CVM aprimora regra de securitização

CVM aprimora regra de securitização

Contexto
Desde a edição do Marco Legal de Securitização (Lei nº 14.430/22), os agentes econômicos atuantes neste mercado tinham uma tarefa importante ao estruturar suas operações: conciliar uma norma infralegal anterior (a Resolução CVM nº 60/21), editada em um contexto de legislação setorial e fragmentada, aos ditames de uma norma posterior e superior que passou a tratar esse tipo de transação de modo homogêneo e sistematizado.
Embora a Resolução CVM nº 60/21 tenha sido redigida já buscando um tratamento mais homogêneo entre os diversos títulos emitidos por veículos de securitização societários – isto é, companhias securitizadoras – a ausência de um marco legal que suportasse este tratamento equânime exigiu do regulador a previsão de regras específicas para operações com e sem regime fiduciário, por exemplo.
Deste modo, com o Marco Legal da Securitização em vigor, a Comissão de Valores Mobiliários pôde concretizar sua tarefa de mitigar assimetrias regulatórias entre os diferentes tipos de transação de securitização.

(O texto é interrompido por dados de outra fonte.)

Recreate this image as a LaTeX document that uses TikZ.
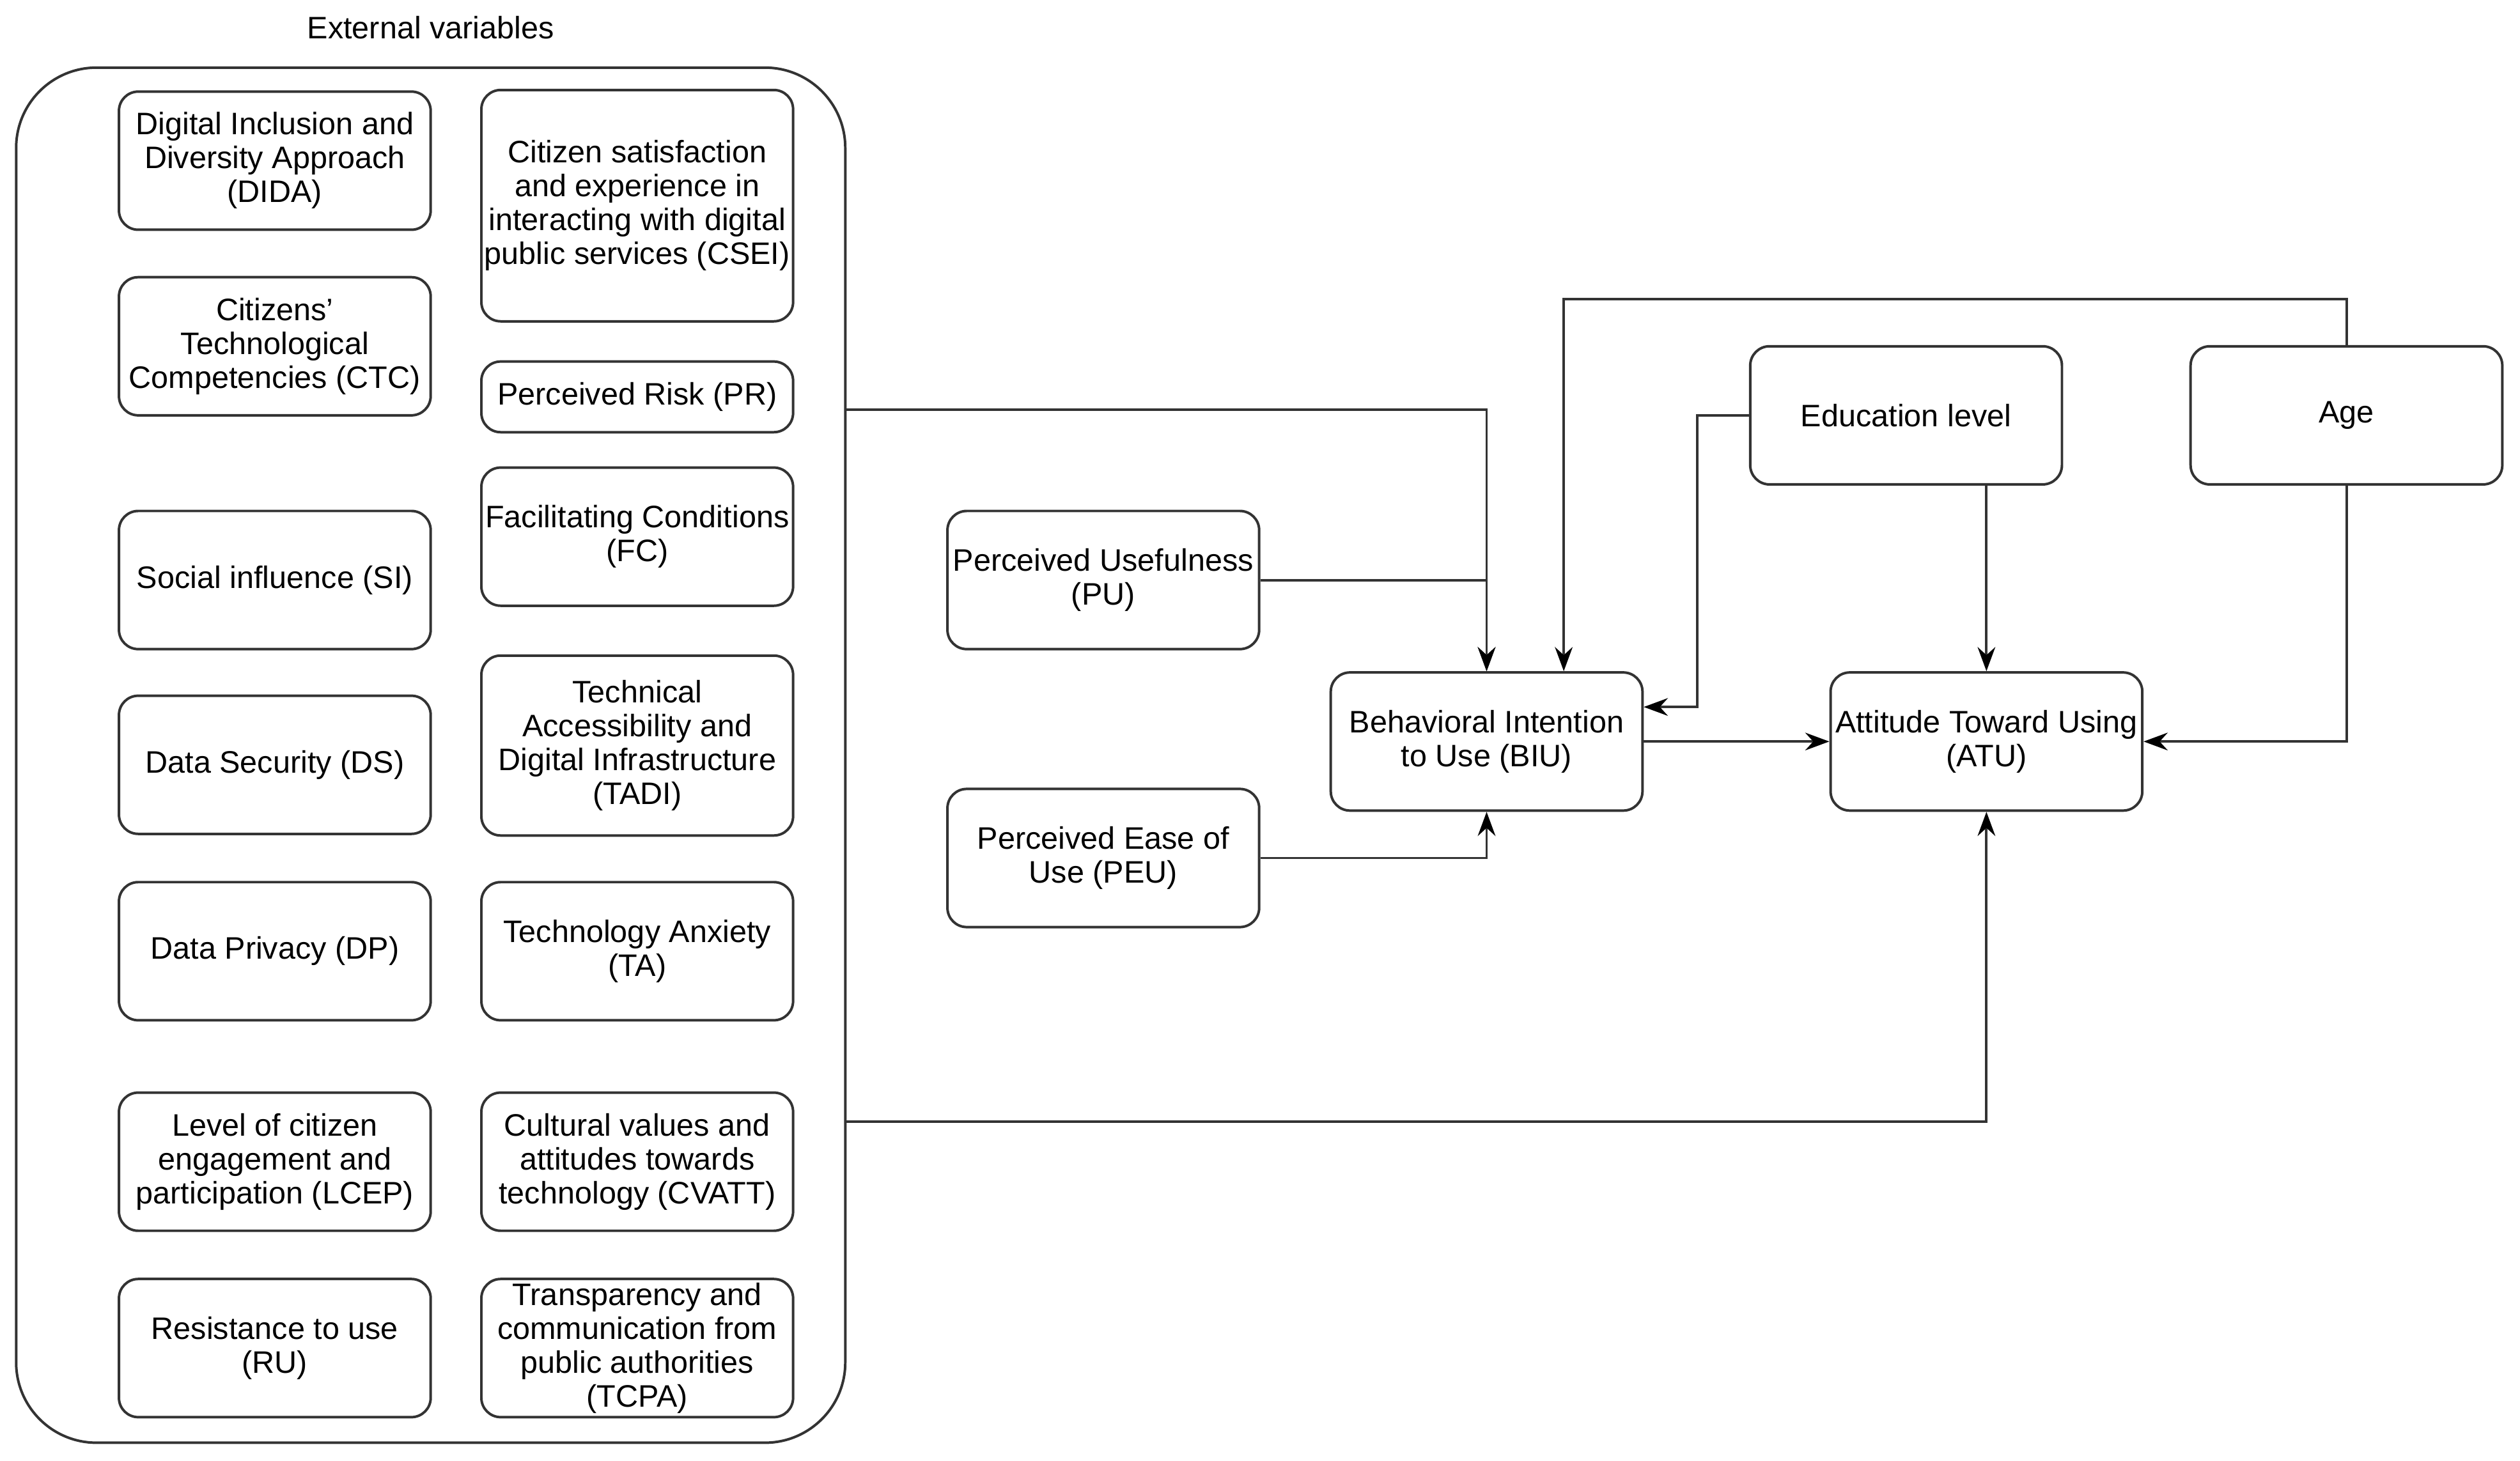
\documentclass[tikz,border=0pt]{standalone}
\usepackage{fontspec}
\setmainfont{Liberation Sans}
\usetikzlibrary{arrows.meta}
\colorlet{frame}{black!80}
\tikzset{
  % node options
  var/.style={rectangle,rounded corners=0.24cm,draw=frame,line width=0.9pt,
    align=center,inner sep=1pt,minimum width=3.88cm,minimum height=1.72cm,
    font=\fontsize{11}{12}\selectfont},
  varTall/.style={var,minimum height=2.88cm},
  varMid/.style={var,minimum height=2.24cm},
  varFlat/.style={var,minimum height=0.88cm},
  group/.style={rectangle,rounded corners=1cm,draw=frame,line width=0.9pt,
    minimum width=10.32cm,minimum height=17.12cm},
  title/.style={font=\fontsize{11}{12}\selectfont},
  % path options
  link/.style={-{Stealth[length=0.3cm,width=0.22cm,inset=0.1cm,color=black]},draw=frame,line width=0.9pt},
}
\begin{document}
\begin{tikzpicture}[x=0.02cm,y=-0.02cm]
    \useasboundingbox (0,0) rectangle (1568,909);
    % external variables
    \node[title] (extTitle) at (268,17) {External variables};
    \node[group] (ext) at (268,470) {};
    \node[var] (DIDA) at (171,100) {Digital Inclusion and\\Diversity Approach\\(DIDA)};
    \node[var] (CTC) at (171,215.5) {Citizens'\\Technological\\Competencies (CTC)};
    \node[var] (SI) at (171,361) {Social influence (SI)};
    \node[var] (DS) at (171,476) {Data Security (DS)};
    \node[var] (DP) at (171,592) {Data Privacy (DP)};
    \node[var] (LCEP) at (171,723) {Level of citizen\\engagement and\\participation (LCEP)};
    \node[var] (RU) at (171,839) {Resistance to use\\(RU)};
    \node[varTall] (CSEI) at (396.5,128) {Citizen satisfaction\\and experience in\\interacting with digital\\public services (CSEI)};
    \node[varFlat] (PR) at (396.5,247) {Perceived Risk (PR)};
    \node[var] (FC) at (396.5,334) {Facilitating Conditions\\(FC)};
    \node[varMid] (TADI) at (396.5,464) {Technical\\Accessibility and\\Digital Infrastructure\\(TADI)};
    \node[var] (TA) at (396.5,592) {Technology Anxiety\\(TA)};
    \node[var] (CVATT) at (396.5,723) {Cultural values and\\attitudes towards\\technology (CVATT)};
    \node[var] (TCPA) at (396.5,839) {Transparency and\\communication from\\public authorities\\(TCPA)};
    % model
    \node[var] (PU) at (686.5,361) {Perceived Usefulness\\(PU)};
    \node[var] (PEU) at (686.5,534) {Perceived Ease of\\Use (PEU)};
    \node[var] (BIU) at (925,461.5) {Behavioral Intention\\to Use (BIU)};
    \node[var] (ATU) at (1236,461.5) {Attitude Toward Using\\(ATU)};
    \node[var] (Edu) at (1186,258.5) {Education level};
    \node[var] (Age) at (1460,258.5) {Age};
    % connectors
    \draw[link] (ext.east |- 0,255) -| (BIU.north);
    \draw[link] (PU.east) -| (BIU.north);
    \draw[link] (PEU.east) -| (BIU.south);
    \draw[link] (Age.north) |- (973,186) -- (BIU.north -| 973,0);
    \draw[link] (Edu.west) -| (1056,440) -- (BIU.east |- 0,440);
    \draw[link] (Edu.south -| ATU.north) -- (ATU.north);
    \draw[link] (BIU.east) -- (ATU.west);
    \draw[link] (Age.south) |- (ATU.east);
    \draw[link] (ext.east |- 0,698) -| (ATU.south);
\end{tikzpicture}
\end{document}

Regra de Revolvência: CRI é contemplado
Por exemplo, a Resolução CVM nº 194, editada em 17 de novembro de 2023, estendeu a todos os títulos de securitização a regra permissiva da revolvência, antes vedada às emissões de certificados de recebíveis imobiliários (“CRI”).
Este era expectativa importante do mercado, especialmente em vista do novo tratamento legal trazido pelo Marco Legal da Securitização que permitia a realização de tal extensão, inclusive gerando interpretação pertinente pela derrogação tácita da disposição proibitiva previamente existente na norma ora alterada.

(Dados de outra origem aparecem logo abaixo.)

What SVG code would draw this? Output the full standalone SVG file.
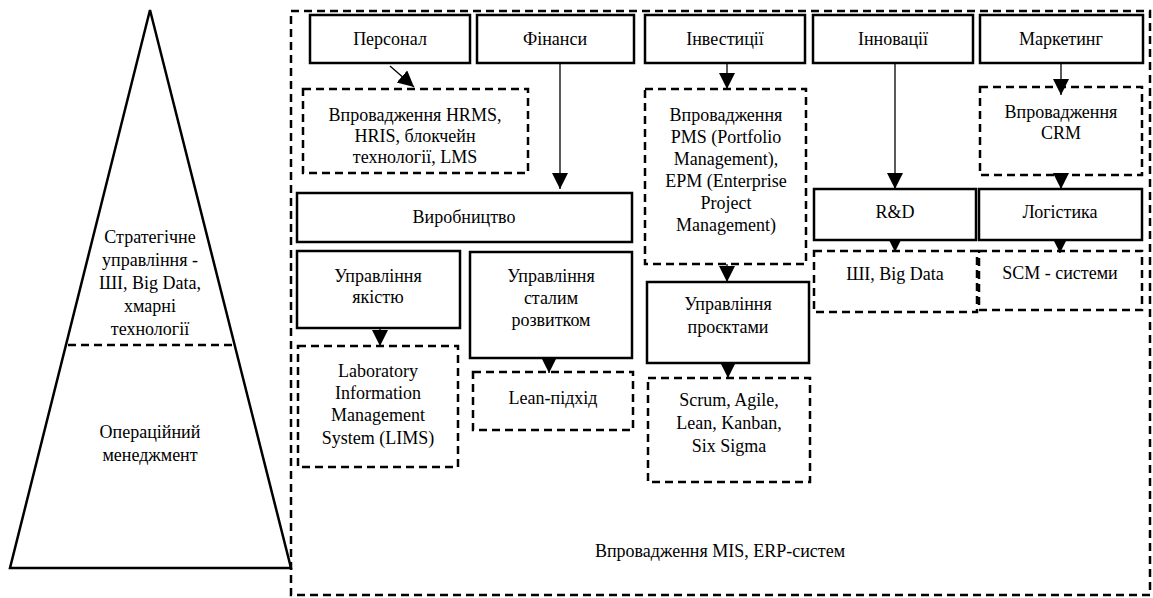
<svg xmlns="http://www.w3.org/2000/svg" width="1153" height="598" viewBox="0 0 1153 598" font-family="'Liberation Serif', 'Times New Roman', serif">
  <style>
    text { font-family: 'Liberation Serif', 'Times New Roman', 'DejaVu Serif', serif; font-size: 18px; fill: #000; text-anchor: middle; }
    .solid { fill: #fff; stroke: #000; stroke-width: 2.5; }
    .dash { fill: none; stroke: #000; stroke-width: 2.5; stroke-dasharray: 8 5; }
    .conn { stroke: #000; stroke-width: 1.3; fill: none; marker-end: url(#arrow); }
  </style>
  <defs>
    <marker id="arrow" markerUnits="userSpaceOnUse" markerWidth="17" markerHeight="17" refX="16" refY="8" orient="auto">
      <path d="M0,0 L16,8 L0,16 Z" fill="#000"/>
    </marker>
  </defs>
  <rect width="1153" height="598" fill="#fff"/>

  <!-- pyramid of management levels -->
  <g id="pyramid">
    <polygon points="150,10 291,568 10,568" fill="none" stroke="#000" stroke-width="2.5"/>
    <line x1="68" y1="345" x2="232" y2="345" stroke="#000" stroke-width="2.5" stroke-dasharray="8 5"/>
    <text x="150" y="243">Стратегічне</text>
    <text x="150" y="266">управління -</text>
    <text x="150" y="289">ШІ, Big Data,</text>
    <text x="150" y="312">хмарні</text>
    <text x="150" y="335">технології</text>
    <text x="150" y="438">Операційний</text>
    <text x="150" y="461">менеджмент</text>
  </g>

  <!-- enterprise-wide information system frame -->
  <g id="mis-erp">
    <rect class="dash" x="291" y="11" width="859" height="584"/>
    <text x="720" y="557">Впровадження MIS, ERP-систем</text>
  </g>

  <!-- connectors -->
  <g id="connectors">
    <line class="conn" x1="390" y1="66" x2="414" y2="87"/>
    <line class="conn" x1="560" y1="63" x2="560" y2="189"/>
    <line class="conn" x1="727" y1="63" x2="727" y2="89"/>
    <line class="conn" x1="895" y1="63" x2="895" y2="189"/>
    <line class="conn" x1="1061" y1="63" x2="1061" y2="95"/>
    <line class="conn" x1="1061" y1="175" x2="1061" y2="189"/>
    <line class="conn" x1="380" y1="328" x2="380" y2="346"/>
    <line class="conn" x1="549" y1="358" x2="549" y2="373"/>
    <line class="conn" x1="727" y1="264" x2="727" y2="282"/>
    <line class="conn" x1="728" y1="363" x2="728" y2="378"/>
    <line class="conn" x1="895" y1="240" x2="895" y2="252"/>
    <line class="conn" x1="1060" y1="238" x2="1060" y2="253"/>
  </g>

  <!-- functional areas -->
  <g id="personnel">
    <rect class="solid" x="310" y="15" width="160" height="48"/>
    <text x="390" y="45">Персонал</text>
  </g>
  <g id="finance">
    <rect class="solid" x="477" y="15" width="157" height="48"/>
    <text x="555" y="45">Фінанси</text>
  </g>
  <g id="investments">
    <rect class="solid" x="645" y="15" width="160" height="48"/>
    <text x="725" y="45">Інвестиції</text>
  </g>
  <g id="innovations">
    <rect class="solid" x="813" y="15" width="160" height="48"/>
    <text x="893" y="45">Інновації</text>
  </g>
  <g id="marketing">
    <rect class="solid" x="980" y="15" width="163" height="48"/>
    <text x="1061" y="45">Маркетинг</text>
  </g>

  <!-- tools per area -->
  <g id="hrms">
    <rect class="dash" x="303" y="89" width="225" height="84"/>
    <text x="415" y="121">Впровадження HRMS,</text>
    <text x="415" y="142">HRIS, блокчейн</text>
    <text x="415" y="163">технології, LMS</text>
  </g>
  <g id="pms">
    <rect class="dash" x="645" y="89" width="161" height="175"/>
    <text x="726" y="121">Впровадження</text>
    <text x="726" y="143">PMS (Portfolio</text>
    <text x="726" y="165">Management),</text>
    <text x="726" y="187">EPM (Enterprise</text>
    <text x="726" y="209">Project</text>
    <text x="726" y="231">Management)</text>
  </g>
  <g id="crm">
    <rect class="dash" x="980" y="87" width="162" height="88"/>
    <text x="1061" y="118">Впровадження</text>
    <text x="1061" y="139">CRM</text>
  </g>

  <g id="production">
    <rect class="solid" x="297" y="193" width="335" height="49"/>
    <text x="464" y="223">Виробництво</text>
  </g>
  <g id="rnd">
    <rect class="solid" x="814" y="189" width="162" height="51"/>
    <text x="895" y="218">R&amp;D</text>
  </g>
  <g id="logistics">
    <rect class="solid" x="979" y="189" width="163" height="51"/>
    <text x="1060" y="218">Логістика</text>
  </g>
  <g id="ai-bigdata">
    <rect class="dash" x="814" y="251" width="163" height="61"/>
    <text x="895" y="280">ШІ, Big Data</text>
  </g>
  <g id="scm">
    <rect class="dash" x="979" y="251" width="163" height="59"/>
    <text x="1060" y="279">SCM - системи</text>
  </g>

  <g id="quality">
    <rect class="solid" x="297" y="251" width="163" height="77"/>
    <text x="378" y="282">Управління</text>
    <text x="378" y="303">якістю</text>
  </g>
  <g id="lims">
    <rect class="dash" x="298" y="346" width="160" height="121"/>
    <text x="378" y="377">Laboratory</text>
    <text x="378" y="399">Information</text>
    <text x="378" y="421">Management</text>
    <text x="378" y="444">System (LIMS)</text>
  </g>
  <g id="sustainability">
    <rect class="solid" x="470" y="252" width="162" height="106"/>
    <text x="551" y="282">Управління</text>
    <text x="551" y="304">сталим</text>
    <text x="551" y="326">розвитком</text>
  </g>
  <g id="lean">
    <rect class="dash" x="473" y="372" width="160" height="58"/>
    <text x="553" y="404">Lean-підхід</text>
  </g>
  <g id="projects">
    <rect class="solid" x="647" y="282" width="162" height="81"/>
    <text x="728" y="310">Управління</text>
    <text x="728" y="333">проєктами</text>
  </g>
  <g id="methods">
    <rect class="dash" x="648" y="378" width="162" height="104"/>
    <text x="729" y="406">Scrum, Agile,</text>
    <text x="729" y="429">Lean, Kanban,</text>
    <text x="729" y="452">Six Sigma</text>
  </g>
</svg>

Regra de Composição Temporal de Lastro (Ramp-Up)
Em relação ao momento de aquisição do lastro de títulos de securitização, o Marco Legal da Securitização trata diferenciadamente os certificados de recebíveis em relação aos demais títulos, pois apenas dos primeiros demandava que a efetiva aquisição dos direitos creditórios fosse realizada previamente à integralização de recursos pelos investidores.
No entanto, em que pese o tratamento legal mais elástico, a Comissão de Valores Mobiliários optou por estender a regra de ramp-up dos certificados de recebíveis aos demais títulos de securitização, tornando menos flexível a fixação do momento de aquisição do lastro em transações que envolvam a emissão de debêntures lastreadas em recebíveis, por exemplo.
Adicionalmente, estabeleceu que é responsabilidade da securitizadora zelar para que os direitos creditórios sejam identificados no instrumento de emissão e sejam adquiridos antes da integralização dos títulos de securitização, delimitando quem poderá ser responsabilizado em caso de descumprimento da regra de ramp-up aqui mencionada.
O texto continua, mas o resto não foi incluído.